Bridge, Curragh, Co. Cork
Co. Cork |
Bridges & Crossings
A bridge that once contained a prison cell and a pair of gender-segregated toilets, each accessed through ornate round-headed doorways, is not what most people expect to find spanning a North Cork river.
Yet early illustrations of this six-arched sandstone bridge over the River Dalua, just north of its confluence with the Allow, reveal exactly that arrangement in its abutments. The upstream side originally featured pointed cutwaters, the angled projections that deflect river current from the piers, which rose to parapet height and formed canopied refuge niches. Those niches were once fronted with inscribed limestone slabs, each carrying a verse of a poem, and local tradition held that the stone came from a gazebo built by the Earl of Egmont, possibly quarried from Windmill Hill.

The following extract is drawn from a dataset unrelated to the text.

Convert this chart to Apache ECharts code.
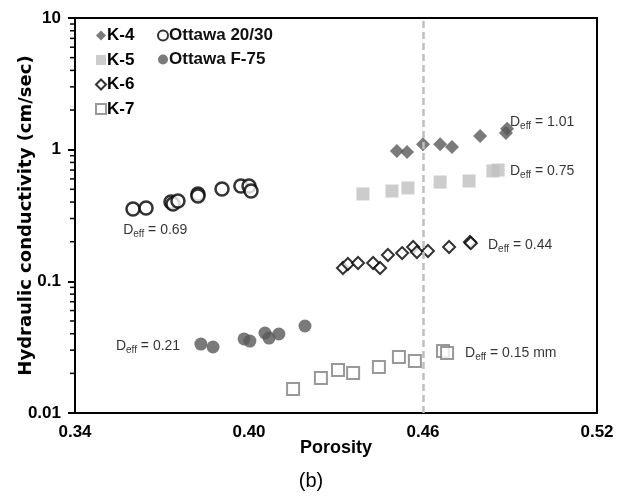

When the bridge was widened by some 4.5 metres in the mid-nineteenth century, the canopies were removed, but the inscribed slabs were not discarded; they were reused as coping stone in the new northwest parapet wall, where they remain today, repurposed and largely unnoticed.
The bridge as it stands was erected in 1760, as recorded on one of two plaques still visible in the southeast parapet wall. That inscription names Richard Purcell of Kanturk and Arthur Bastable of Castlebretrige as the trustees appointed to oversee its construction, and notes that the same two men had previously overseen the erection of Blackwater Bridge at Gortmore in 1757. The second plaque is more curious still, recording the comparative costs of building Westminster Bridge in London and Essex Bridge in Dublin, a piece of civic context that seems oddly ambitious for a rural river crossing. The bridge itself is built from random-rubble sandstone with limestone detailing, the pier bases cut from ashlar limestone, and the voussoirs, the wedge-shaped stones that form each arch, are large, well-dressed, and prominent. A seventh arch on the southwest side has been entirely built around and is no longer visible. The site has a longer history beneath it: a single bridge appears on the Down Survey barony map of 1655 to 1656 at or near this location, and local tradition suggests the eighteenth-century structure replaced not only a timber bridge but also an earlier one whose fabric incorporated stone from the precincts of Kanturk Castle nearby.